En aquel tiempo, subiendo a la barca, Jesús pasó a la otra orilla y vino a su ciudad. En esto le trajeron un paralítico postrado en una camilla. Viendo Jesús la fe de ellos, dijo al paralítico: “¡Animo!, hijo, tus pecados te son perdonados”. Pero he aquí que algunos escribas dijeron para sí: “Éste está blasfemando”. Jesús, conociendo sus pensamientos, dijo: “¿Por qué pensáis mal en vuestros corazones? ¿Qué es más fácil, decir: “Tus pecados te son perdonados”, o decir: “Levántate y anda”? Pues para que sepáis que el Hijo del hombre tiene en la tierra poder de perdonar pecados —dice entonces al paralítico—: “Levántate, toma tu camilla y vete a tu casa””. Él se levantó y se fue a su casa. Y al ver esto, la gente temió y glorificó a Dios, que había dado tal poder a los hombres.
Comentario:
Hoy hemos oído este conocido pasaje, donde Jesús cura a este paralítico, pero no sólo eso, sino que le da mucho más, algo que inicialmente no había pedido, pero que sin saberlo era lo que más necesitaba y anhelaba: también le perdona los pecados. Jesús lo cura y lo perdona.

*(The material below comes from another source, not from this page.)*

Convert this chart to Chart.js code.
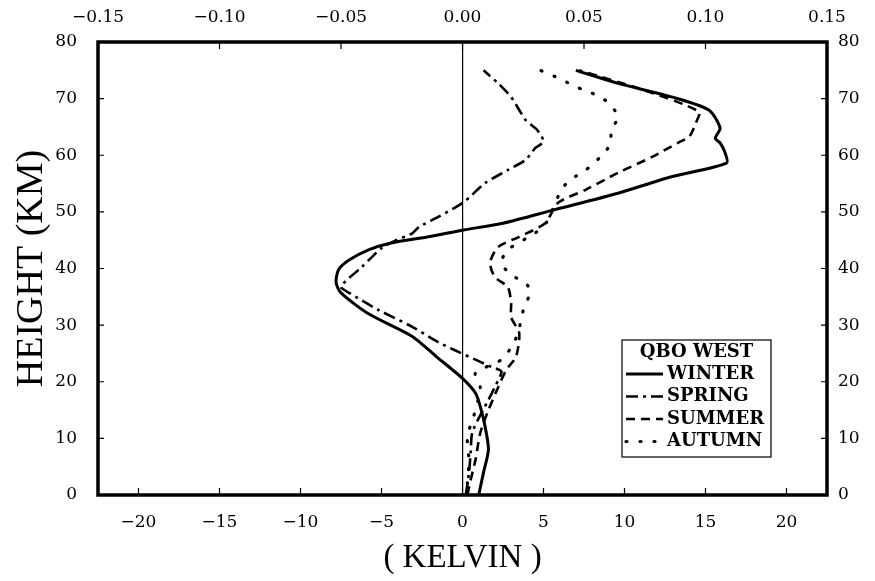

Porque en el fondo la parálisis es una clara figura de lo que ocurre en nosotros con el pecado. El pecado produce una especie de parálisis espiritual. El pecado si lo dejamos y va avanzando en nosotros, nos va paralizando para hacer el bien. Podríamos hacer el bien, pero resulta que ya no hay fuerza para hacerlo. Podríamos rezar, pero la voz ya no sale, las ganas han desaparecido. Podríamos compadecernos de los demás, pero el corazón se ha endurecido.
Cuando uno se deja esclavizar por el pecado, podría estar de pie, pero está espiritualmente postrado. El corazón se ha paralizado para vivir el amor y el egoísmo es lo que prima. Es la reconciliación con Dios lo que nos vuelve a poner de pie. Nos devuelve las facultades para vivir el amor y la misericordia. El contacto con Jesús es lo que saca lo mejor de nosotros mismos.